V. Conclusion: Preserving the Guardrails of Civilization
Preserving dark heritage is not an exercise in dwelling morbidly on past trauma, nor is it an attempt to celebrate historical misdeeds. It is an act of profound cultural necessity designed to protect the essential guardrails of human civilization. The 1890s Kong Hock Keong scandal stands as an enduring reminder that even the most deeply revered religious institutions can fall prey to moral decay—and that real-world accountability, driven by community outrage and documented through biting local oral satire, can spark lasting spiritual and structural renewal.
In the same vein, the sprawling walls of Pudu Jail once stood as an irreplaceable architectural testament to the cold, disciplinary authority of the colonial state and the turbulent, often violent undercurrents of twentieth-century Malaysian history.
To destroy these physical spaces, or to systematically erase their narratives under the guiding hand of a ministerial philosophy that values pride over truth, is a profound form of historical vanity. Heritage is not a curated marketing campaign engineered to project an immaculate, idealized self-image to the world. It is the unedited, physical, surviving record of human existence, capturing both our highest civic achievements and our most humbling moral failures.
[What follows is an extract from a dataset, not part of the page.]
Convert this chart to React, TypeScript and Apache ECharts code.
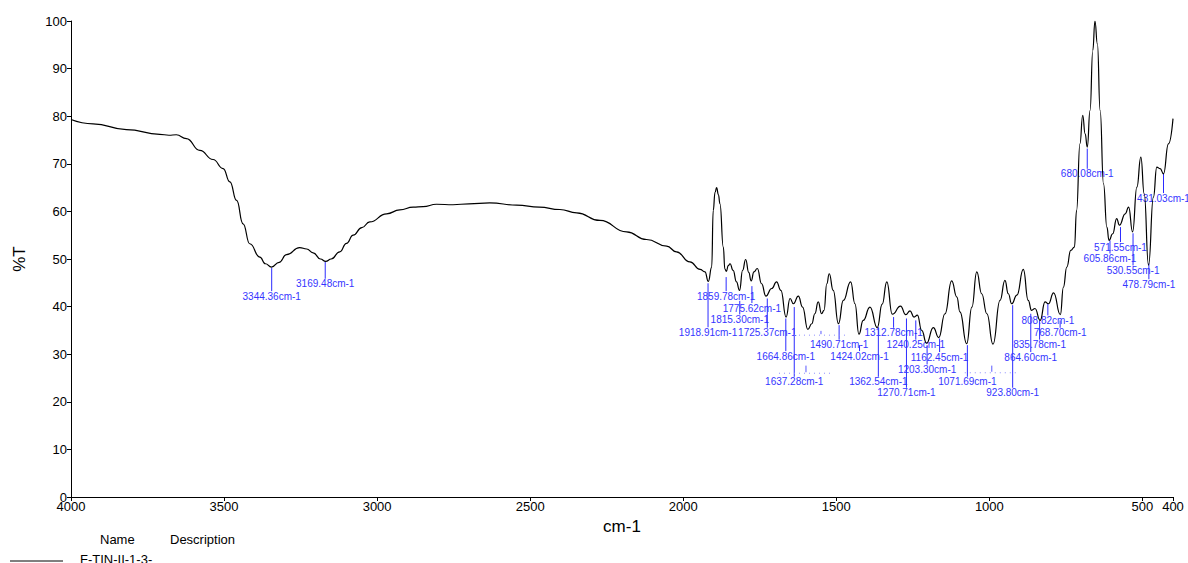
import React, { useEffect, useRef } from "react";
import * as echarts from "echarts";

// IR spectrum trace: [wavenumber cm-1, %T]
const spectrum: [number, number][] = [
  [4000, 79.3], [3928, 78.4], [3819, 77.2], [3710, 76.2], [3680, 76.0], [3656, 76.1], [3623, 75.3],
  [3579, 72.8], [3536, 70.9], [3503, 69.0], [3481, 66.2], [3459, 62.3], [3438, 57.4], [3416, 53.2],
  [3383, 50.4], [3365, 49.0], [3345, 48.3], [3320, 49.3], [3296, 50.9], [3253, 52.4], [3230, 52.1],
  [3209, 51.3], [3185, 50.0], [3168, 49.5], [3150, 50.0], [3122, 51.5], [3100, 53.3], [3078, 55.0],
  [3050, 56.6], [3024, 57.8], [2969, 59.5], [2926, 60.3], [2882, 60.9], [2850, 61.0], [2806, 61.5],
  [2752, 61.4], [2700, 61.6], [2632, 61.8], [2544, 61.3], [2470, 60.9], [2403, 60.4], [2348, 59.7],
  [2272, 58.1], [2185, 55.7], [2120, 54.1], [2054, 52.7], [2022, 51.5], [1978, 49.4], [1945, 47.8],
  [1929, 47.3], [1918, 45.3], [1907, 48.3], [1902, 60.2], [1896, 64.0], [1891, 65.0], [1885, 63.5],
  [1880, 61.6], [1869, 52.5], [1864, 47.9], [1859, 47.4], [1853, 48.6], [1847, 49.0], [1837, 47.6],
  [1826, 45.2], [1816, 43.4], [1806, 47.6], [1796, 49.9], [1786, 47.2], [1778, 45.4], [1769, 47.3],
  [1758, 48.0], [1744, 44.8], [1730, 42.2], [1711, 43.8], [1695, 45.2], [1681, 43.4], [1664, 37.8],
  [1651, 41.7], [1640, 40.6], [1624, 42.2], [1610, 39.9], [1593, 35.2], [1580, 36.4], [1570, 38.5],
  [1559, 41.0], [1548, 38.5], [1540, 39.2], [1531, 44.8], [1523, 46.9], [1510, 43.4], [1493, 36.4],
  [1477, 41.3], [1453, 45.2], [1439, 40.6], [1426, 34.2], [1412, 37.1], [1390, 39.9], [1366, 35.6],
  [1350, 40.5], [1335, 45.2], [1317, 38.4], [1290, 40.1], [1273, 38.3], [1259, 39.1], [1246, 37.8],
  [1235, 38.2], [1221, 35.0], [1205, 32.3], [1183, 35.6], [1165, 33.5], [1145, 38.5], [1123, 45.4],
  [1106, 42.0], [1096, 38.9], [1074, 32.2], [1057, 39.9], [1041, 47.3], [1025, 42.7], [1008, 38.5],
  [988, 32.1], [965, 41.3], [949, 45.5], [938, 42.7], [927, 40.6], [910, 42.4], [889, 47.8],
  [873, 41.3], [862, 39.2], [851, 39.6], [834, 37.1], [818, 41.0], [807, 40.6], [790, 42.9],
  [768, 38.3], [758, 44.1], [747, 48.3], [734, 51.8], [722, 52.5], [715, 60.2], [704, 74.2],
  [695, 80.2], [687, 76.3], [680, 73.5], [671, 81.2], [662, 93.8], [655, 100], [647, 95.2],
  [638, 81.2], [627, 65.8], [616, 56.7], [609, 53.9], [597, 55.3], [584, 58.5], [575, 57.1],
  [556, 59.5], [545, 60.9], [532, 55.7], [518, 65.1], [505, 71.4], [494, 63.7], [480, 48.7],
  [464, 63.0], [453, 69.3], [442, 69.0], [431, 67.9], [415, 74.2], [400, 79.5],
];

// Peak picks
const peakWavenumbers = [
  3344.36, 3169.48, 1918.91, 1859.78, 1815.30, 1775.62, 1725.37, 1664.86, 1637.28, 1490.71,
  1424.02, 1362.54, 1312.78, 1270.71, 1240.25, 1203.30, 1162.45, 1071.69, 923.80, 864.60,
  835.78, 808.82, 768.70, 680.08, 605.86, 571.55, 530.55, 478.79, 431.03,
];
// %T where each marker line starts, and %T of its label
const peakLineTop = [
  48.1, 49.4, 44.9, 46.2, 41.2, 44.3, 41.7, 37.5, 39.9, 36.1,
  31.9, 35.7, 37.8, 37.5, 37.1, 31.9, 33.3, 31.9, 40.3, 38.5,
  37.1, 40.6, 37.1, 73.2, 53.9, 56.7, 55.4, 49.1, 68.0,
];
const peakLabelY = [
  42.2, 44.8, 34.6, 42.2, 37.3, 39.7, 34.5, 29.6, 24.2, 32.0,
  29.6, 24.2, 34.5, 21.9, 32.0, 26.8, 29.4, 24.2, 21.9, 29.4,
  32.0, 37.1, 34.5, 67.9, 50.1, 52.5, 47.6, 44.7, 62.8,
];
const peakLabels = peakWavenumbers.map((w) => `${w.toFixed(2)}cm-1`);

// Squeezed (unreadable) labels drawn as dotted marks: [wavenumber, tick top %T, dotted %T]
const squeezedMarks: [number, number, number][] = [
  [1599, 27.6, 26.0],
  [1550, 34.9, 34.0],
  [992, 27.6, 26.1],
];

const xTicks = [4000, 3500, 3000, 2500, 2000, 1500, 1000, 500, 400];

export default function App() {
  const ref = useRef<HTMLDivElement>(null);
  useEffect(() => {
    if (!ref.current) return;
    const chart = echarts.init(ref.current, undefined, { renderer: "svg" });
    const font = "Liberation Sans, Arial, sans-serif";
    chart.setOption({
      animation: false,
      backgroundColor: "#ffffff",
      textStyle: { fontFamily: font },
      grid: { left: 71, right: 15, top: 21, bottom: 66, containLabel: false },
      xAxis: {
        type: "value",
        inverse: true,
        min: 400,
        max: 4000,
        name: "cm-1",
        nameLocation: "middle",
        nameGap: 19,
        nameTextStyle: { fontSize: 17, color: "#000", fontFamily: font },
        axisLine: { show: true, lineStyle: { color: "#000", width: 1 } },
        axisTick: { show: true, length: 4, customValues: xTicks, lineStyle: { color: "#000" } },
        axisLabel: {
          customValues: xTicks,
          formatter: (v: number) => String(v),
          fontSize: 13,
          color: "#000",
          margin: 3,
          fontFamily: font,
        },
        splitLine: { show: false },
      },
      yAxis: {
        type: "value",
        min: 0,
        max: 100,
        interval: 10,
        name: "%T",
        nameLocation: "middle",
        nameGap: 43,
        nameTextStyle: { fontSize: 17, color: "#000", fontFamily: font },
        axisLine: { show: true, lineStyle: { color: "#000", width: 1 } },
        axisTick: { show: true, length: 4, lineStyle: { color: "#000" } },
        axisLabel: { fontSize: 13, color: "#000", margin: 4, fontFamily: font },
        splitLine: { show: false },
      },
      series: [
        {
          type: "line",
          data: spectrum,
          showSymbol: false,
          smooth: 0.5,
          smoothMonotone: "x",
          lineStyle: { color: "#000", width: 1.2 },
          silent: true,
        },
        {
          type: "custom",
          silent: true,
          clip: false,
          data: peakWavenumbers.map((w, i) => [w, peakLineTop[i], peakLabelY[i]]),
          renderItem: (params: any, api: any) => {
            const w = api.value(0);
            const p1 = api.coord([w, api.value(1)]);
            const p2 = api.coord([w, api.value(2)]);
            return {
              type: "group",
              children: [
                {
                  type: "line",
                  shape: { x1: p1[0], y1: p1[1], x2: p1[0], y2: p2[1] - 5 },
                  style: { stroke: "#2b2bff", lineWidth: 1 },
                },
                {
                  type: "text",
                  x: p2[0],
                  y: p2[1],
                  style: {
                    text: peakLabels[params.dataIndex],
                    fill: "#3535ff",
                    font: `10px ${font}`,
                    align: "center",
                    verticalAlign: "middle",
                  },
                },
              ],
            };
          },
        },
        {
          type: "custom",
          silent: true,
          clip: false,
          data: squeezedMarks,
          renderItem: (params: any, api: any) => {
            const w = api.value(0);
            const p1 = api.coord([w, api.value(1)]);
            const p2 = api.coord([w, api.value(2)]);
            return {
              type: "group",
              children: [
                {
                  type: "line",
                  shape: { x1: p1[0], y1: p1[1], x2: p1[0], y2: p2[1] - 1 },
                  style: { stroke: "#5a5aff", lineWidth: 1 },
                },
                {
                  type: "line",
                  shape: { x1: p2[0] - 27, y1: p2[1], x2: p2[0] + 27, y2: p2[1] },
                  style: { stroke: "#8c8cff", lineWidth: 1, lineDash: [1, 4] },
                },
              ],
            };
          },
        },
      ],
      graphic: [
        {
          type: "text",
          left: 100,
          top: 533,
          style: { text: "Name", font: `13px ${font}`, fill: "#000" },
        },
        {
          type: "text",
          left: 170,
          top: 533,
          style: { text: "Description", font: `13px ${font}`, fill: "#000" },
        },
        {
          type: "line",
          shape: { x1: 10, y1: 561, x2: 63, y2: 561 },
          style: { stroke: "#000", lineWidth: 1 },
        },
        {
          type: "text",
          left: 80,
          top: 553,
          style: { text: "F-TIN-II-1-3-", font: `13px ${font}`, fill: "#000" },
        },
      ],
    });
    return () => chart.dispose();
  }, []);
  return (
    <div
      ref={ref}
      style={{ position: "absolute", left: 0, top: 0, width: 1188, height: 563 }}
    />
  );
}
When a society possesses the courage to preserve its dark chapters with the same diligence it affords its light ones, it demonstrates an authentic, resilient historical maturity. It signals to the world that it is confident enough, stable enough, and wise enough to look directly at its scars, its prisons, and its scandals. By using these uncomfortable remnants as living classrooms, a mature civilization safeguards the lessons of the past—ensuring that it remembers where it stumbled, understands how it reformed, and remains alert to the warnings that keep it from repeating its oldest mistakes.
A society that surrounds itself exclusively with the monuments of its triumphs risks trading its civic humility for historical arrogance, forgetting that a nation which purges its scars will eventually lose the capacity to self-correct.